EXERCISE DESCRIPTION: Your task is to output the listing word for word, with pictures excluded.

════════

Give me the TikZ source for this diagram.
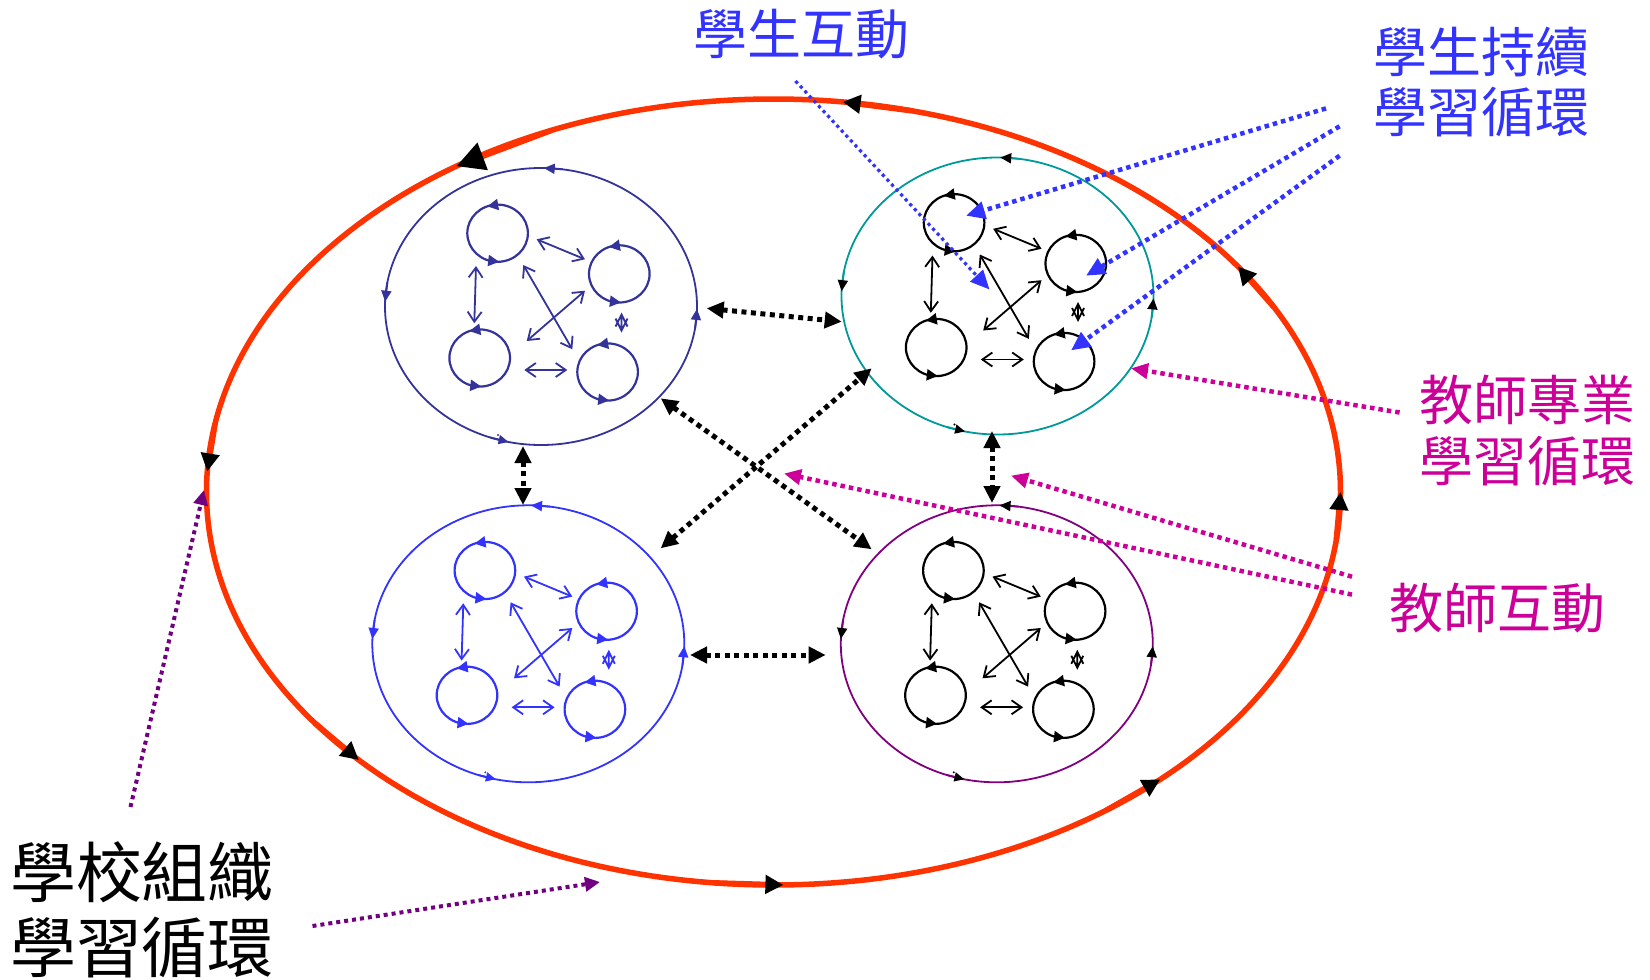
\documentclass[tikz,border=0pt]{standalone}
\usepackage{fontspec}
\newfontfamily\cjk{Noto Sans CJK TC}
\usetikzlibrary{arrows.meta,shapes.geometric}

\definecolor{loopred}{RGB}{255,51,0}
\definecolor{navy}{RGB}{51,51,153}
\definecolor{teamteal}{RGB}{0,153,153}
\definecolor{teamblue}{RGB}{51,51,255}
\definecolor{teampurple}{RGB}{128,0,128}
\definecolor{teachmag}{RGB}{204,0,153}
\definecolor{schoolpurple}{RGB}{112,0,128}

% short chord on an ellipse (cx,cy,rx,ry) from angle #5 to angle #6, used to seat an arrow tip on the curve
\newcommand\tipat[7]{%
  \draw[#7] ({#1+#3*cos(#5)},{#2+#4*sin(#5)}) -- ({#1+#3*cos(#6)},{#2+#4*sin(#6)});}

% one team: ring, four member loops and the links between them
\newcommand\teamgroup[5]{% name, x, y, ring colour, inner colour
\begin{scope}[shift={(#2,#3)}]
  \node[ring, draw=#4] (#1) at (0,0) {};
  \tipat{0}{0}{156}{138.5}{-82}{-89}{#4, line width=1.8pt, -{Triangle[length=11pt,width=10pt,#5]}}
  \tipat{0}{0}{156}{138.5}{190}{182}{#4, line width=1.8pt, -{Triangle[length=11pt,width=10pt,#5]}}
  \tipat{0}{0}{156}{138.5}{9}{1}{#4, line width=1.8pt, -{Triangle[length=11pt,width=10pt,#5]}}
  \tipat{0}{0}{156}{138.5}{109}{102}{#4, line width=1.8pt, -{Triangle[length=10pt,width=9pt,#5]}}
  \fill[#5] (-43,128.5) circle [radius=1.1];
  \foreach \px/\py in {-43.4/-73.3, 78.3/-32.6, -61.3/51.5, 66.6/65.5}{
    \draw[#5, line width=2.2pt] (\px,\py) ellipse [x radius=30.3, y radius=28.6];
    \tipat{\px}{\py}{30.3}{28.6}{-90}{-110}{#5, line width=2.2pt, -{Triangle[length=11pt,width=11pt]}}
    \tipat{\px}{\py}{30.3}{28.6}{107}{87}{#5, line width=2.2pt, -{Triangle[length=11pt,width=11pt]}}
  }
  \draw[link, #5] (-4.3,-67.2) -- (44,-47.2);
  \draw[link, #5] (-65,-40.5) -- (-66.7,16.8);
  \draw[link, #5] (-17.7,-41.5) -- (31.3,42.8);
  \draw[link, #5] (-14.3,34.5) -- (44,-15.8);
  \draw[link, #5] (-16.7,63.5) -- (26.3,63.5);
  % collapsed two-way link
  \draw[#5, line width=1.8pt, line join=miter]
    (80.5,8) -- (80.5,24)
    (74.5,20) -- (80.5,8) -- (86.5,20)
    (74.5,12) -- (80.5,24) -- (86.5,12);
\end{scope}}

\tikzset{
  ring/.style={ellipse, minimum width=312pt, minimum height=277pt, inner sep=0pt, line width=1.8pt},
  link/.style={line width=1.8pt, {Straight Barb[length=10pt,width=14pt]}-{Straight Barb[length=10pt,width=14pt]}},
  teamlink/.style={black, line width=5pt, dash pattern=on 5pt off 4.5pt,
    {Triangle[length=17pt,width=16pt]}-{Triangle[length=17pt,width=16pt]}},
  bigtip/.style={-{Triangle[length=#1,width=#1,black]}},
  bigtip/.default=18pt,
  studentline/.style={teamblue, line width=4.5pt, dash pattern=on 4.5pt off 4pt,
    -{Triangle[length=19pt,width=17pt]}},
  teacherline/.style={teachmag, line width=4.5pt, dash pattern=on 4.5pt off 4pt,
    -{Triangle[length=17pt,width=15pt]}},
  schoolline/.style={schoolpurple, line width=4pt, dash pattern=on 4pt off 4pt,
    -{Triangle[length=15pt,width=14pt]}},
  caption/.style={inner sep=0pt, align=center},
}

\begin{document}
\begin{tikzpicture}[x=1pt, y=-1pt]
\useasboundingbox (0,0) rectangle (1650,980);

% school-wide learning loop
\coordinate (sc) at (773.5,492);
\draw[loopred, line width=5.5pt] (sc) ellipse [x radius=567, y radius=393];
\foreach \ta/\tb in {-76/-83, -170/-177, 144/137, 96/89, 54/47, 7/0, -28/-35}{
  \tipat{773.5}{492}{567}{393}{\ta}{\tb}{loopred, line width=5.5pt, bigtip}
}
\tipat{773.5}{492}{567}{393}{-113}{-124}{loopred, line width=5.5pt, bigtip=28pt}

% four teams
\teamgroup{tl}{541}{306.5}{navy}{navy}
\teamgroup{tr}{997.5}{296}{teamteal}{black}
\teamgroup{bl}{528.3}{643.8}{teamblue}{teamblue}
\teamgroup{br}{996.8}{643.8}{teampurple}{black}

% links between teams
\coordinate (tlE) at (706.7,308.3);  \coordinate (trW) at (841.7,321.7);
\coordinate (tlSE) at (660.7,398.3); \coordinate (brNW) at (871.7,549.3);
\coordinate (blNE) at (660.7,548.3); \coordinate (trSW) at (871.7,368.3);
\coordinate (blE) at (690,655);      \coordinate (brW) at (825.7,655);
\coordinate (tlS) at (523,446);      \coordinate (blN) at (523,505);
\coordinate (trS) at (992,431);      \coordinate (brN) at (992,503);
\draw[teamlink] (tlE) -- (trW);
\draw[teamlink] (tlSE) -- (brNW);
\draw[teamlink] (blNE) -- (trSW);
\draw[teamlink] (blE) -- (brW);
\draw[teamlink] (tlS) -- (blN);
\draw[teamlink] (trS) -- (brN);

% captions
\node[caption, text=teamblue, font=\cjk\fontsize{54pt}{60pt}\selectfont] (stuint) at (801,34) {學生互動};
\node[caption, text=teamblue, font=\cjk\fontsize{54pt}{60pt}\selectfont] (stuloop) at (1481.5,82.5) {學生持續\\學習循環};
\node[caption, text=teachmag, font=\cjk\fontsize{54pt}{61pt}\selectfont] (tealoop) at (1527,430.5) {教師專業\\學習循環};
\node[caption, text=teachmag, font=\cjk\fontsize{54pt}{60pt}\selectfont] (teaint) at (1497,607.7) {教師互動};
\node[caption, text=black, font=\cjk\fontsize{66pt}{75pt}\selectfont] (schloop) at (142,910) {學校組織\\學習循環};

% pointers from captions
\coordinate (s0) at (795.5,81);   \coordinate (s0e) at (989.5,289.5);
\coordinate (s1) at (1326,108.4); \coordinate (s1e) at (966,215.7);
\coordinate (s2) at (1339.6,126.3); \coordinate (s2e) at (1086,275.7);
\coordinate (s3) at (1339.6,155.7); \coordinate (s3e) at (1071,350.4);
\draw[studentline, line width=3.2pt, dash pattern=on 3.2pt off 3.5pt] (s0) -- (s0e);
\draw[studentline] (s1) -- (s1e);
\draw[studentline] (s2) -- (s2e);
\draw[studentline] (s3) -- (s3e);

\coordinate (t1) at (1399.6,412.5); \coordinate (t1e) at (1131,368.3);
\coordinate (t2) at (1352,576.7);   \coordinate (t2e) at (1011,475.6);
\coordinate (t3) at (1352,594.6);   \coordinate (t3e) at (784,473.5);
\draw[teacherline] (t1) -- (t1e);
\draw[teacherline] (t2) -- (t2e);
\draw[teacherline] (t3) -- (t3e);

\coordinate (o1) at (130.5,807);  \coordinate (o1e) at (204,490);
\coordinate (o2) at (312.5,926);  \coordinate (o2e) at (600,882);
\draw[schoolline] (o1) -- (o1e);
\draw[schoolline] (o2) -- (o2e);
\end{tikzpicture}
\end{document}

════════

RESPONSE BELOW:
Give me the TikZ source for this diagram.
\documentclass[tikz,border=0pt]{standalone}
\usepackage{fontspec}
\newfontfamily\cjk{Noto Sans CJK TC}
\usetikzlibrary{arrows.meta,shapes.geometric}

\definecolor{loopred}{RGB}{255,51,0}
\definecolor{navy}{RGB}{51,51,153}
\definecolor{teamteal}{RGB}{0,153,153}
\definecolor{teamblue}{RGB}{51,51,255}
\definecolor{teampurple}{RGB}{128,0,128}
\definecolor{teachmag}{RGB}{204,0,153}
\definecolor{schoolpurple}{RGB}{112,0,128}

% short chord on an ellipse (cx,cy,rx,ry) from angle #5 to angle #6, used to seat an arrow tip on the curve
\newcommand\tipat[7]{%
  \draw[#7] ({#1+#3*cos(#5)},{#2+#4*sin(#5)}) -- ({#1+#3*cos(#6)},{#2+#4*sin(#6)});}

% one team: ring, four member loops and the links between them
\newcommand\teamgroup[5]{% name, x, y, ring colour, inner colour
\begin{scope}[shift={(#2,#3)}]
  \node[ring, draw=#4] (#1) at (0,0) {};
  \tipat{0}{0}{156}{138.5}{-82}{-89}{#4, line width=1.8pt, -{Triangle[length=11pt,width=10pt,#5]}}
  \tipat{0}{0}{156}{138.5}{190}{182}{#4, line width=1.8pt, -{Triangle[length=11pt,width=10pt,#5]}}
  \tipat{0}{0}{156}{138.5}{9}{1}{#4, line width=1.8pt, -{Triangle[length=11pt,width=10pt,#5]}}
  \tipat{0}{0}{156}{138.5}{109}{102}{#4, line width=1.8pt, -{Triangle[length=10pt,width=9pt,#5]}}
  \fill[#5] (-43,128.5) circle [radius=1.1];
  \foreach \px/\py in {-43.4/-73.3, 78.3/-32.6, -61.3/51.5, 66.6/65.5}{
    \draw[#5, line width=2.2pt] (\px,\py) ellipse [x radius=30.3, y radius=28.6];
    \tipat{\px}{\py}{30.3}{28.6}{-90}{-110}{#5, line width=2.2pt, -{Triangle[length=11pt,width=11pt]}}
    \tipat{\px}{\py}{30.3}{28.6}{107}{87}{#5, line width=2.2pt, -{Triangle[length=11pt,width=11pt]}}
  }
  \draw[link, #5] (-4.3,-67.2) -- (44,-47.2);
  \draw[link, #5] (-65,-40.5) -- (-66.7,16.8);
  \draw[link, #5] (-17.7,-41.5) -- (31.3,42.8);
  \draw[link, #5] (-14.3,34.5) -- (44,-15.8);
  \draw[link, #5] (-16.7,63.5) -- (26.3,63.5);
  % collapsed two-way link
  \draw[#5, line width=1.8pt, line join=miter]
    (80.5,8) -- (80.5,24)
    (74.5,20) -- (80.5,8) -- (86.5,20)
    (74.5,12) -- (80.5,24) -- (86.5,12);
\end{scope}}

\tikzset{
  ring/.style={ellipse, minimum width=312pt, minimum height=277pt, inner sep=0pt, line width=1.8pt},
  link/.style={line width=1.8pt, {Straight Barb[length=10pt,width=14pt]}-{Straight Barb[length=10pt,width=14pt]}},
  teamlink/.style={black, line width=5pt, dash pattern=on 5pt off 4.5pt,
    {Triangle[length=17pt,width=16pt]}-{Triangle[length=17pt,width=16pt]}},
  bigtip/.style={-{Triangle[length=#1,width=#1,black]}},
  bigtip/.default=18pt,
  studentline/.style={teamblue, line width=4.5pt, dash pattern=on 4.5pt off 4pt,
    -{Triangle[length=19pt,width=17pt]}},
  teacherline/.style={teachmag, line width=4.5pt, dash pattern=on 4.5pt off 4pt,
    -{Triangle[length=17pt,width=15pt]}},
  schoolline/.style={schoolpurple, line width=4pt, dash pattern=on 4pt off 4pt,
    -{Triangle[length=15pt,width=14pt]}},
  caption/.style={inner sep=0pt, align=center},
}

\begin{document}
\begin{tikzpicture}[x=1pt, y=-1pt]
\useasboundingbox (0,0) rectangle (1650,980);

% school-wide learning loop
\coordinate (sc) at (773.5,492);
\draw[loopred, line width=5.5pt] (sc) ellipse [x radius=567, y radius=393];
\foreach \ta/\tb in {-76/-83, -170/-177, 144/137, 96/89, 54/47, 7/0, -28/-35}{
  \tipat{773.5}{492}{567}{393}{\ta}{\tb}{loopred, line width=5.5pt, bigtip}
}
\tipat{773.5}{492}{567}{393}{-113}{-124}{loopred, line width=5.5pt, bigtip=28pt}

% four teams
\teamgroup{tl}{541}{306.5}{navy}{navy}
\teamgroup{tr}{997.5}{296}{teamteal}{black}
\teamgroup{bl}{528.3}{643.8}{teamblue}{teamblue}
\teamgroup{br}{996.8}{643.8}{teampurple}{black}

% links between teams
\coordinate (tlE) at (706.7,308.3);  \coordinate (trW) at (841.7,321.7);
\coordinate (tlSE) at (660.7,398.3); \coordinate (brNW) at (871.7,549.3);
\coordinate (blNE) at (660.7,548.3); \coordinate (trSW) at (871.7,368.3);
\coordinate (blE) at (690,655);      \coordinate (brW) at (825.7,655);
\coordinate (tlS) at (523,446);      \coordinate (blN) at (523,505);
\coordinate (trS) at (992,431);      \coordinate (brN) at (992,503);
\draw[teamlink] (tlE) -- (trW);
\draw[teamlink] (tlSE) -- (brNW);
\draw[teamlink] (blNE) -- (trSW);
\draw[teamlink] (blE) -- (brW);
\draw[teamlink] (tlS) -- (blN);
\draw[teamlink] (trS) -- (brN);

% captions
\node[caption, text=teamblue, font=\cjk\fontsize{54pt}{60pt}\selectfont] (stuint) at (801,34) {學生互動};
\node[caption, text=teamblue, font=\cjk\fontsize{54pt}{60pt}\selectfont] (stuloop) at (1481.5,82.5) {學生持續\\學習循環};
\node[caption, text=teachmag, font=\cjk\fontsize{54pt}{61pt}\selectfont] (tealoop) at (1527,430.5) {教師專業\\學習循環};
\node[caption, text=teachmag, font=\cjk\fontsize{54pt}{60pt}\selectfont] (teaint) at (1497,607.7) {教師互動};
\node[caption, text=black, font=\cjk\fontsize{66pt}{75pt}\selectfont] (schloop) at (142,910) {學校組織\\學習循環};

% pointers from captions
\coordinate (s0) at (795.5,81);   \coordinate (s0e) at (989.5,289.5);
\coordinate (s1) at (1326,108.4); \coordinate (s1e) at (966,215.7);
\coordinate (s2) at (1339.6,126.3); \coordinate (s2e) at (1086,275.7);
\coordinate (s3) at (1339.6,155.7); \coordinate (s3e) at (1071,350.4);
\draw[studentline, line width=3.2pt, dash pattern=on 3.2pt off 3.5pt] (s0) -- (s0e);
\draw[studentline] (s1) -- (s1e);
\draw[studentline] (s2) -- (s2e);
\draw[studentline] (s3) -- (s3e);

\coordinate (t1) at (1399.6,412.5); \coordinate (t1e) at (1131,368.3);
\coordinate (t2) at (1352,576.7);   \coordinate (t2e) at (1011,475.6);
\coordinate (t3) at (1352,594.6);   \coordinate (t3e) at (784,473.5);
\draw[teacherline] (t1) -- (t1e);
\draw[teacherline] (t2) -- (t2e);
\draw[teacherline] (t3) -- (t3e);

\coordinate (o1) at (130.5,807);  \coordinate (o1e) at (204,490);
\coordinate (o2) at (312.5,926);  \coordinate (o2e) at (600,882);
\draw[schoolline] (o1) -- (o1e);
\draw[schoolline] (o2) -- (o2e);
\end{tikzpicture}
\end{document}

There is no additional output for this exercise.